7.—Mr. J. Youngs, of St. Peter Hungate, Norwich, was carried in a sedan chair to record his vote at the Mayor’s election. On his return home he immediately expired. He was 85 years old.

8.—Died, at the Grotto, Thetford, Mr. John Ellis, “long known as an industrious collector of antiquities, fossils, foreign birds, &c., of which he had a large and very curious cabinet.”
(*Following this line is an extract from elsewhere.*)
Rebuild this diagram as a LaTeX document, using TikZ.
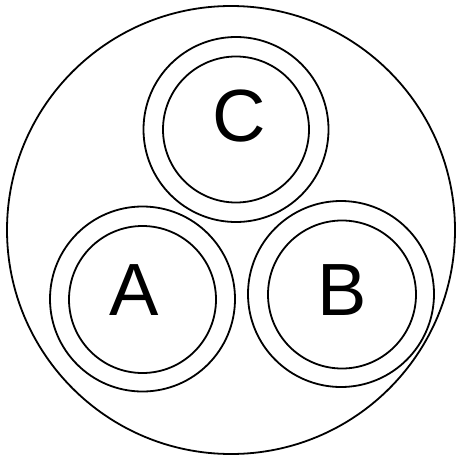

17.—The first recorded “speech day” at Norwich Grammar School. It was described as “the first speech day of the kind ever held at Norwich or at this school,” and its inception was due to the fact that “the Latin oration which in former times used to be delivered at the school porch on Guild Day,” had been “for the last two years superseded by the non-observance of that annual festival.”

19.*—“Died, last week in St. Clement’s, the Widow Herring, in her 106th year.”

—The officers of the Norwich Court Leet seized the defective measures of Edward Phillipps, a retail corn dealer, in King Street. The offender was fined by the court, who ordered the forfeiture of two of the measures.

20.—Mr. Bowles, “formerly a respectable performer in the Norwich Company of Comedians,” preached at the Octagon Chapel to a numerous congregation.

21.—Opening day of Holkham Sheep Shearing. It was stated in the course of the proceedings, that “a very large quantity of bones is collected in Norfolk and exported from Yarmouth to distant counties, where, after being ground or crushed, they are used as manure by farmers.” “Why,” it was asked, “should not Norfolk and Suffolk farmers lay their bones in their own counties?”